In today's society with the proliferation of personal computers in the home and the ability to easily connect to the Internet, electronic shopping has become much more common. In the most common scenario, a buyer wishing to procure an item from a merchant visits the merchant's web site. The web site allows the buyer to select the desired item to ascertain its price and to purchase the item if so desired. Once the buyer clicks on an icon designating the intent to buy the item, the buyer is immediately confronted with a screen that needs to be filled in with the personal profile of the buyer. Typically, the buyer is required to provide, as a minimum, their name, address, and a credit card number to which the cost of the purchased item is to be charged. Additionally, the buyer may be asked if they want their personal profile saved so that the data they just entered will not have to be reentered each subsequent time they wish to purchase an item from that same merchant. If the buyer desires the personal information to be saved, they will have to provide a user name and an associated password. The user name and password need to be provided each time the buyer wants to purchase an item from the merchant's web site in order for their personal profile data to be automatically made available.
While the above payment system is currently used, it has a number of serious drawbacks from both a merchant and a buyer perspective. First, it is a single merchant/multiple buyer system. Therefore, each time a buyer wants to purchase a product from a different merchant a complete registration/personal profile data entry must be completed for the specific merchant's system. Since different merchants often require user names and passwords of different character lengths or require specific alphanumeric combinations for such user names and passwords, the buyer is often presented with the situation where multiple user names and passwords must be remembered and correlated with the correct merchant for each purchase. Secondly, where credit card payments are utilized, the buyer still receives a credit card bill so that the online transaction doesn't have the feel of a cash transaction. Thirdly, from a merchant's perspective, in the situation where very low cost items are being sold online, it is not economical to permit these items to be paid for by credit card. That is, credit card companies might charge 20-35 cents and an additional charge of 2-3% of the item value per credit card transaction. Accordingly, the credit card transaction costs associated with low cost items (for example under $5.00) effectively prevent a satisfactory profitable sale of such items in this manner. These low cost purchases are referred to as “micropayments” and most often are associated with the sale of articles or magazines that could easily be sold and delivered online in a digital format if the micropayment profitability problem was overcome.

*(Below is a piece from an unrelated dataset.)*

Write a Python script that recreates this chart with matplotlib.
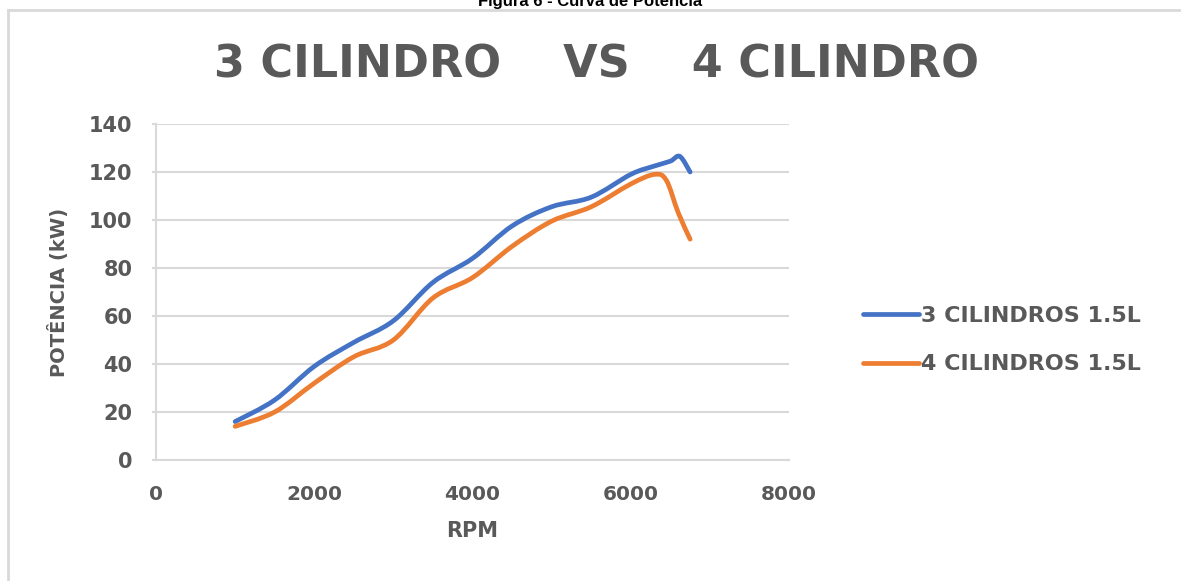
import matplotlib
matplotlib.use("agg")
import matplotlib.pyplot as plt
from matplotlib.path import Path
from matplotlib.patches import PathPatch
from matplotlib.lines import Line2D

# data
rpm_3cil = [1000, 1500, 2000, 2500, 3000, 3500, 4000, 4500, 5000, 5500, 6000, 6300, 6500, 6620, 6750]
pot_3cil = [16, 25, 39, 49, 58, 74, 84, 97.5, 105.5, 109.5, 119, 122.5, 124.5, 126.5, 120]
rpm_4cil = [1000, 1500, 2000, 2500, 3000, 3500, 4000, 4500, 5000, 5500, 6000, 6300, 6450, 6600, 6750]
pot_4cil = [14, 20, 32, 43, 50, 67.5, 76, 89, 99.5, 105.5, 115, 119, 116.5, 103, 92]
labels = ['3 CILINDROS 1.5L', '4 CILINDROS 1.5L']
colors = ['#4472C4', '#ED7D31']
x_ticks = [0, 2000, 4000, 6000, 8000]
y_ticks = [0, 20, 40, 60, 80, 100, 120, 140]

gray = '#595959'
grid = '#d9d9d9'
plt.rcParams['font.family'] = ['DejaVu Sans']
plt.rcParams['font.weight'] = 'bold'


def smooth(x, y):
    # excel-like smoothed line: catmull-rom segments as bezier curves
    pts = list(zip(x, y))
    n = len(pts)
    verts = [pts[0]]
    codes = [Path.MOVETO]
    for i in range(n - 1):
        p0 = pts[i - 1] if i > 0 else pts[i]
        p1 = pts[i]
        p2 = pts[i + 1]
        p3 = pts[i + 2] if i + 2 < n else pts[i + 1]
        c1 = (p1[0] + (p2[0] - p0[0]) / 6, p1[1] + (p2[1] - p0[1]) / 6)
        c2 = (p2[0] - (p3[0] - p1[0]) / 6, p2[1] - (p3[1] - p1[1]) / 6)
        verts += [c1, c2, p2]
        codes += [Path.CURVE4] * 3
    return Path(verts, codes)


fig = plt.figure(figsize=(11.81, 5.81), dpi=100)
ax = fig.add_axes([0.1321, 0.2083, 0.536, 0.5783])

for xs, ys, c in [(rpm_3cil, pot_3cil, colors[0]), (rpm_4cil, pot_4cil, colors[1])]:
    ax.add_patch(PathPatch(smooth(xs, ys), fill=False, edgecolor=c, lw=3.4,
                           capstyle='round', joinstyle='round', zorder=3))

ax.set_xlim(0, 8000)
ax.set_ylim(0, 140)
ax.set_xticks(x_ticks)
ax.set_yticks(y_ticks)
ax.grid(axis='y', color=grid, lw=1.5)
ax.set_axisbelow(True)
for s in ['top', 'right']:
    ax.spines[s].set_visible(False)
for s in ['left', 'bottom']:
    ax.spines[s].set_color(grid)
    ax.spines[s].set_linewidth(1.5)
ax.tick_params(axis='y', colors=grid, length=3, width=1.5, pad=14, labelsize=15, labelcolor=gray)
ax.tick_params(axis='x', length=0, pad=18, labelsize=14.5, labelcolor=gray)

ax.set_xlabel('RPM', fontsize=15, color=gray, fontweight='bold', labelpad=12)
ax.set_ylabel('POTÊNCIA (kW)', fontsize=14, color=gray, fontweight='bold', labelpad=14)

fig.text(0.505, 0.888, '3 CILINDRO    VS    4 CILINDRO', ha='center', va='center',
         fontsize=32, color=gray, fontweight='bold')

handles = [Line2D([], [], color=c, lw=3.4, solid_capstyle='round') for c in colors]
fig.legend(handles, labels, loc='center left', bbox_to_anchor=(0.7307, 0.4148),
           frameon=False, fontsize=16, handlelength=2.5, handletextpad=0.1,
           labelspacing=1.3, borderpad=0, borderaxespad=0, labelcolor=gray)

# frame of the chart area (top and left only) and the cut caption above it
x0 = 8 / 1181
y0 = 1 - 10 / 581
fig.add_artist(Line2D([x0, 1.0], [y0, y0], transform=fig.transFigure, color=grid, lw=2))
fig.add_artist(Line2D([x0, x0], [0.0, y0], transform=fig.transFigure, color=grid, lw=2))
fig.text(0.5, 1 - 6 / 581, 'Figura 6 - Curva de Potência', ha='center', va='baseline',
         fontsize=12, color='black', fontweight='bold', family='Liberation Sans')

plt.savefig('out.png', dpi=100)
plt.close()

In addition to the above, other issues confronting electronic payment systems which must be overcome before widespread acceptance by merchants and buyers alike is achieved include:                A] The electronic payment system must operate for most Internet merchant settings. That is, since many small merchants sell goods on web sites hosted by others, they have little or no control over the software that their hosts will provide. Thus, the electronic payment system is most desirable if it does not require any additional software to be resident at the web site host.        B] The system should operate for most Internet buyer configurations so that users who access the Internet through online services and corporate networks protected by firewalls can effectively use the system.        C] Since most buyers are still very concerned about the security and privacy of the personal and financial information they provide electronically, the system must protect the privacy of this information in a manner that builds user confidence.        D] Merchants must feel they are protected from the theft of their products, particularly with respect to digital content sold and delivered over the Internet. Reasonable measures must be taken to ensure that only Internet buyers that have paid for the digital content actually receive the digital content from the seller.        E] The system must manage keys and other security based information for buyers and merchants.        
Yet another problem confronting online transactions concerns the efficiency at which digital data is processed. Buyers, in particular, want information presented to them without delay. Accordingly, improvements to online transactions systems are required to more efficiently provide buyers with real time information.